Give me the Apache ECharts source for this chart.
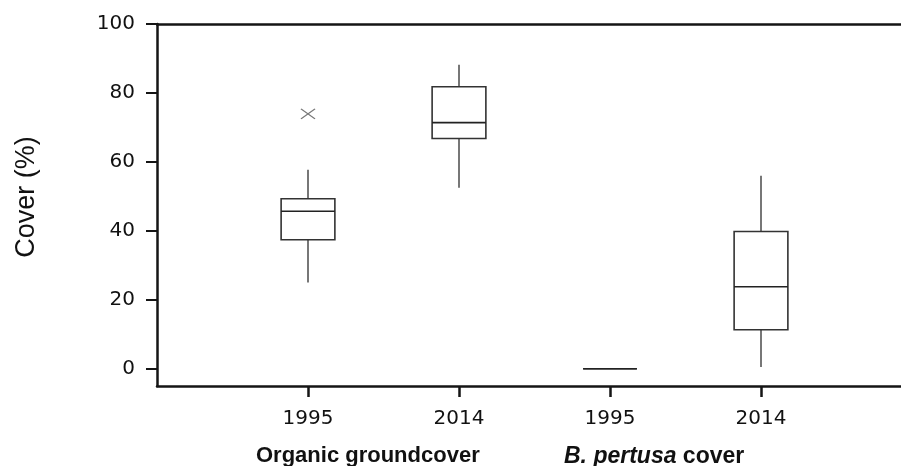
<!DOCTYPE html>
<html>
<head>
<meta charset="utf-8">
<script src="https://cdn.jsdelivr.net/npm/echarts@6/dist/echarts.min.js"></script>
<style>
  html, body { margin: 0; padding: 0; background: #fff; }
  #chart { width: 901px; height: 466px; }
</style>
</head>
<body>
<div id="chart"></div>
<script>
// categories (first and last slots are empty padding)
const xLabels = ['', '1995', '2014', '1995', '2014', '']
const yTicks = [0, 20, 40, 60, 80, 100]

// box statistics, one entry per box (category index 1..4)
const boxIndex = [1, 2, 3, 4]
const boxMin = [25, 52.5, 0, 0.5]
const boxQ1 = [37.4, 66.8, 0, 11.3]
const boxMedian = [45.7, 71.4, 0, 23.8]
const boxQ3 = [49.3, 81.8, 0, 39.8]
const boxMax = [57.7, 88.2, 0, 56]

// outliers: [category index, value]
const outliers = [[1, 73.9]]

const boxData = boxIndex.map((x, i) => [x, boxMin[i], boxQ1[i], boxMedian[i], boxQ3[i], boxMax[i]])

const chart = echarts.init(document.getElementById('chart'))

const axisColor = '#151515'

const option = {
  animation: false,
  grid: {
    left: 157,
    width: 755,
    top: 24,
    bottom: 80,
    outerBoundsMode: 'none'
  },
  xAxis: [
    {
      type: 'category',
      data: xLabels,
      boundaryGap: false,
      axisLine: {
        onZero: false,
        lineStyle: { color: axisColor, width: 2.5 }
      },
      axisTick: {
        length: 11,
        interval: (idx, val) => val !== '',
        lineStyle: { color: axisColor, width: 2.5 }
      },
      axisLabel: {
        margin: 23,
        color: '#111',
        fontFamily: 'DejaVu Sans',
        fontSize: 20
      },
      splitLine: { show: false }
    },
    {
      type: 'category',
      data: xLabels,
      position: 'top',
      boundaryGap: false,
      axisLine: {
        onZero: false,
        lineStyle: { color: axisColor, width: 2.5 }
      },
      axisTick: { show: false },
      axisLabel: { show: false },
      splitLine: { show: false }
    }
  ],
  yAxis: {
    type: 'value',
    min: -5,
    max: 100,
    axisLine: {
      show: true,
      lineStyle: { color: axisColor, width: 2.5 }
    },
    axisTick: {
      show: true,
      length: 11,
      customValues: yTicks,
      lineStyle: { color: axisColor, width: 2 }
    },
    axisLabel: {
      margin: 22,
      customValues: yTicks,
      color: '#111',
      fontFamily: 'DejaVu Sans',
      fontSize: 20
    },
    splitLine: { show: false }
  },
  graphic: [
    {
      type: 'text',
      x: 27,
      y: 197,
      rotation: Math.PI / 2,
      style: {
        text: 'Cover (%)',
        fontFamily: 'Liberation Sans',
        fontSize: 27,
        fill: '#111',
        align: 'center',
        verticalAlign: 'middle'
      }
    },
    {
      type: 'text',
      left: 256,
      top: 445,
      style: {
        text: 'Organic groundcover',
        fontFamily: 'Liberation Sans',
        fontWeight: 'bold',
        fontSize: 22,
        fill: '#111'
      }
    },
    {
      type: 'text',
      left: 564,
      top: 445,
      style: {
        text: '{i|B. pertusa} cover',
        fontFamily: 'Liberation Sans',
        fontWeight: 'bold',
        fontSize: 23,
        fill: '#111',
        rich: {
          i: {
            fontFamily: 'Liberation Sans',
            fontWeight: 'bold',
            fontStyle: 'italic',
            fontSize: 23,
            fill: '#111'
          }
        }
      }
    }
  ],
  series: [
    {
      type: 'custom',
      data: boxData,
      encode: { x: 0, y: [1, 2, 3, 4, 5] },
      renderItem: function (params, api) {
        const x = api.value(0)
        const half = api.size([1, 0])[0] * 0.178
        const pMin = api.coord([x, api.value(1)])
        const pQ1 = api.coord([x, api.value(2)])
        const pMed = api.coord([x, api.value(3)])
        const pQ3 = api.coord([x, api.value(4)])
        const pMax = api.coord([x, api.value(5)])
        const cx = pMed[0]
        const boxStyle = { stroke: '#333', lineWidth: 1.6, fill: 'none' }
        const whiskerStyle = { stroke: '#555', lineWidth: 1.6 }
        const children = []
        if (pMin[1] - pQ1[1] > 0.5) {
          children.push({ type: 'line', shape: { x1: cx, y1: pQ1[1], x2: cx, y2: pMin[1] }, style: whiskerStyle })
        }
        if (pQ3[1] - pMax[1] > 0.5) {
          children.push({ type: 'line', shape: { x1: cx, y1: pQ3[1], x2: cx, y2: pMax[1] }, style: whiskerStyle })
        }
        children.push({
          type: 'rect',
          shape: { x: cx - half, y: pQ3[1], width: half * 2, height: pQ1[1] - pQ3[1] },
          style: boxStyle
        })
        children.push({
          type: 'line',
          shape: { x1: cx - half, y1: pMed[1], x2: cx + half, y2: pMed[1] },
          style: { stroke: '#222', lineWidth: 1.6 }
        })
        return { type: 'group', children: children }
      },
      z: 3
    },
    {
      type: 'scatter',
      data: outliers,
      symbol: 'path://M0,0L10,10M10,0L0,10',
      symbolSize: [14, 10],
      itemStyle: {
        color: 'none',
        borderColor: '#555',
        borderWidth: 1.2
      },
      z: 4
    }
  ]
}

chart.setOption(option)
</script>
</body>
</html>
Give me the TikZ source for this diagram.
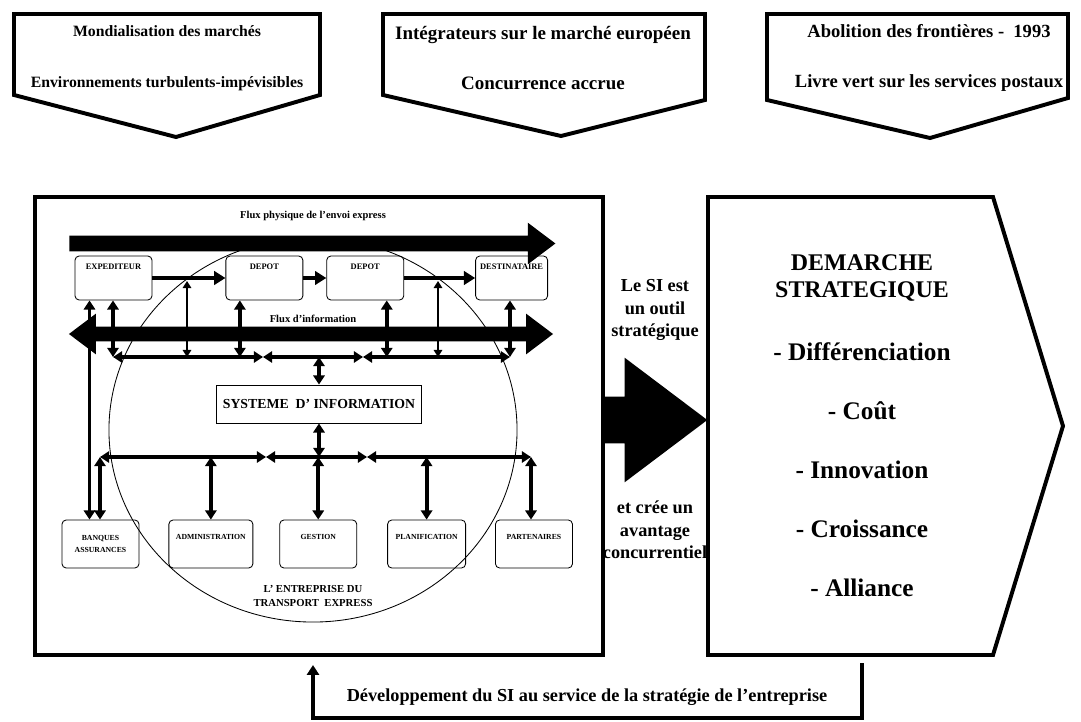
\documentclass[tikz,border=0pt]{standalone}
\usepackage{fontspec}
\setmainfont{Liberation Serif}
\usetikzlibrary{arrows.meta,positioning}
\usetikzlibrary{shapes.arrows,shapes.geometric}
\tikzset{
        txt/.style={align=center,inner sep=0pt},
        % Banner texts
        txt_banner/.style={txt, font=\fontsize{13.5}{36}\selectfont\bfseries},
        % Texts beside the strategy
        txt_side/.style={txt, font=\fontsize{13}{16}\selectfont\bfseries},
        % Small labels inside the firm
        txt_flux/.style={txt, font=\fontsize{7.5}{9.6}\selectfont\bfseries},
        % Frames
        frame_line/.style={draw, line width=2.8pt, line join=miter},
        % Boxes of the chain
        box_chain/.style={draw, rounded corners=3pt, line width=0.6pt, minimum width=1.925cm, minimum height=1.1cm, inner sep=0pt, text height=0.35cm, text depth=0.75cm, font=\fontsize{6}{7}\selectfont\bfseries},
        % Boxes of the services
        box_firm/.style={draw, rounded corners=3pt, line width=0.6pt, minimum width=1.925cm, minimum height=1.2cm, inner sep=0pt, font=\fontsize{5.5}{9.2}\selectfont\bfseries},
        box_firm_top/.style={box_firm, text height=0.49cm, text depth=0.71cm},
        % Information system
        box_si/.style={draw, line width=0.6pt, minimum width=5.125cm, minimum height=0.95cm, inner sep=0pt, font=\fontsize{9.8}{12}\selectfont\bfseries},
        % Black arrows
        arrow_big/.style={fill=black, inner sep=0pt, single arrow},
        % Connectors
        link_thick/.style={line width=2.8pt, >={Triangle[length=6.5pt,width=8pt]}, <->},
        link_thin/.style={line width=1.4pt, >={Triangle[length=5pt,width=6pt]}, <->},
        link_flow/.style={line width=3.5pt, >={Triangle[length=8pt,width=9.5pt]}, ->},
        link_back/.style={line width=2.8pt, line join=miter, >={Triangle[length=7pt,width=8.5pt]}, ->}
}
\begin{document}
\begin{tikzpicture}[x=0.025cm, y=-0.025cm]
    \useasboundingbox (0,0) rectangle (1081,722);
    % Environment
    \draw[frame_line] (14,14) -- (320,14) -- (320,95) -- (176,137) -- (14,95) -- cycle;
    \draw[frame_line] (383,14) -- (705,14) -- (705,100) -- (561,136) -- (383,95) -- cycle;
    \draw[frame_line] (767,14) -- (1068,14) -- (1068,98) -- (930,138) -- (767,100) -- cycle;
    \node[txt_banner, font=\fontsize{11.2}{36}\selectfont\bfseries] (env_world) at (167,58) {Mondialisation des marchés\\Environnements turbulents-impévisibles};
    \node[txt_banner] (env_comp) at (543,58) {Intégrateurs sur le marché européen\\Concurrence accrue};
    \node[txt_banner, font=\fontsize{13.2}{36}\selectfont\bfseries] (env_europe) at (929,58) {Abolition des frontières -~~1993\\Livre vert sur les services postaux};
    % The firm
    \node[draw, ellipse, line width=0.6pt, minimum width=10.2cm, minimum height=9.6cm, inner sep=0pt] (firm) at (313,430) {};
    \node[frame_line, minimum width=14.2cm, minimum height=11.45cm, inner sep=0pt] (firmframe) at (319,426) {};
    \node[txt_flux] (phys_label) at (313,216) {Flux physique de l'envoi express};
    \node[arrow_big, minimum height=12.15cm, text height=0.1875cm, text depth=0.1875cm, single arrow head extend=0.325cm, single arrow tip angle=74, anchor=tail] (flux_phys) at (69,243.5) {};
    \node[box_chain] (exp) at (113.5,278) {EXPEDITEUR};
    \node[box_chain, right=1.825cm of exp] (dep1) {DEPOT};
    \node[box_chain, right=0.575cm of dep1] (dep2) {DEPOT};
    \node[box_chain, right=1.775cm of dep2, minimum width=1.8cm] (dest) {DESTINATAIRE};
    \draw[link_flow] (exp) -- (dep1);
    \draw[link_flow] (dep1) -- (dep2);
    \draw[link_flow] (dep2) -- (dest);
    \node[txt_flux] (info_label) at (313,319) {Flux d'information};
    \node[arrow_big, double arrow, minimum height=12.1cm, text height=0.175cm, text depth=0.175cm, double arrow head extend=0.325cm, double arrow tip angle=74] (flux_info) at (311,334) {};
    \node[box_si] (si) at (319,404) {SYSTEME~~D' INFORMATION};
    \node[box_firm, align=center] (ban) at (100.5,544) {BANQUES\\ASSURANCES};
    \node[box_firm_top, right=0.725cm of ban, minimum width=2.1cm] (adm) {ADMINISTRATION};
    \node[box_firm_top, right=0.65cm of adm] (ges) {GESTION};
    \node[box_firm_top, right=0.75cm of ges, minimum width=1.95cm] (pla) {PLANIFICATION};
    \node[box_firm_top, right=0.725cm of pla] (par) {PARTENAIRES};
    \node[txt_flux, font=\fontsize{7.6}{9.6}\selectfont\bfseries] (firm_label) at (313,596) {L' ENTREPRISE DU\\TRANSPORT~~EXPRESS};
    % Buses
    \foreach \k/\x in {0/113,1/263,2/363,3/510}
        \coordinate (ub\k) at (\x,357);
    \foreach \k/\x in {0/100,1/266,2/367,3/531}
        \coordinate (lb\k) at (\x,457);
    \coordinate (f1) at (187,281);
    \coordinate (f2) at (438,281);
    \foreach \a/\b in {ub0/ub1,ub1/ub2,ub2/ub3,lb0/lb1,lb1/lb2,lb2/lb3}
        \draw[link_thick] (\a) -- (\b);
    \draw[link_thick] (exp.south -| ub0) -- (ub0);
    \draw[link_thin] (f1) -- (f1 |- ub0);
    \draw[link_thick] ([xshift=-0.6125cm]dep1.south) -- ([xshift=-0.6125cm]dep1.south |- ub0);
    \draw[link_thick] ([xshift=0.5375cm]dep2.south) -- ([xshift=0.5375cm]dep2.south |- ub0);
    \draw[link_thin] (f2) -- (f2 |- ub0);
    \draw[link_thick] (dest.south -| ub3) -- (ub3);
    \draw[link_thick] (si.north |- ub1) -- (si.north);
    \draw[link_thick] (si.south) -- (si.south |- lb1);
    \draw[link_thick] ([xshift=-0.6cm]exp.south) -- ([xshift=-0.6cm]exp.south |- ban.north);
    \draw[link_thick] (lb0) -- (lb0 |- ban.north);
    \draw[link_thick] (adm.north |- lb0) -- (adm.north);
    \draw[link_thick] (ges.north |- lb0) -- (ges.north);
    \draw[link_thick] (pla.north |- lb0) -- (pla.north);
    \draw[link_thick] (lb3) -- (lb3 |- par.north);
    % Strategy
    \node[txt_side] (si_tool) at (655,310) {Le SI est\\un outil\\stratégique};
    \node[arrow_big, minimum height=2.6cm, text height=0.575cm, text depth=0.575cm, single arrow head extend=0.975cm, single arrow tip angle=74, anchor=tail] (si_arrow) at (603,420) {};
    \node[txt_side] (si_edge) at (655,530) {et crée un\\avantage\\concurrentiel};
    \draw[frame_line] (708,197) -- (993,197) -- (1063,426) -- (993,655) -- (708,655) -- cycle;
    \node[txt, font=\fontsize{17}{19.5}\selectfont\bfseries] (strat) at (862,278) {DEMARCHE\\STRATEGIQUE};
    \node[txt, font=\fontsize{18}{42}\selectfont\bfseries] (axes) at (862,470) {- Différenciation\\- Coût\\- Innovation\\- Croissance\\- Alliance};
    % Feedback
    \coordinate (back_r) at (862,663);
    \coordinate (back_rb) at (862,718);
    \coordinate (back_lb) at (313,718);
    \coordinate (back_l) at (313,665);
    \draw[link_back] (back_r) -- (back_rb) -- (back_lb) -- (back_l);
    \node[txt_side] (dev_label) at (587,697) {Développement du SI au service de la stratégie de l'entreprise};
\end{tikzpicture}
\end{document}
----
> [Directive]
Starting at the first line of the material, output exactly the lines up to and including the one with "const axisColor = '#151515'". Do not include the pictures.

> [Correct result]
Give me the Apache ECharts source for this chart.
<!DOCTYPE html>
<html>
<head>
<meta charset="utf-8">
<script src="https://cdn.jsdelivr.net/npm/echarts@6/dist/echarts.min.js"></script>
<style>
  html, body { margin: 0; padding: 0; background: #fff; }
  #chart { width: 901px; height: 466px; }
</style>
</head>
<body>
<div id="chart"></div>
<script>
// categories (first and last slots are empty padding)
const xLabels = ['', '1995', '2014', '1995', '2014', '']
const yTicks = [0, 20, 40, 60, 80, 100]

// box statistics, one entry per box (category index 1..4)
const boxIndex = [1, 2, 3, 4]
const boxMin = [25, 52.5, 0, 0.5]
const boxQ1 = [37.4, 66.8, 0, 11.3]
const boxMedian = [45.7, 71.4, 0, 23.8]
const boxQ3 = [49.3, 81.8, 0, 39.8]
const boxMax = [57.7, 88.2, 0, 56]

// outliers: [category index, value]
const outliers = [[1, 73.9]]

const boxData = boxIndex.map((x, i) => [x, boxMin[i], boxQ1[i], boxMedian[i], boxQ3[i], boxMax[i]])

const chart = echarts.init(document.getElementById('chart'))

const axisColor = '#151515'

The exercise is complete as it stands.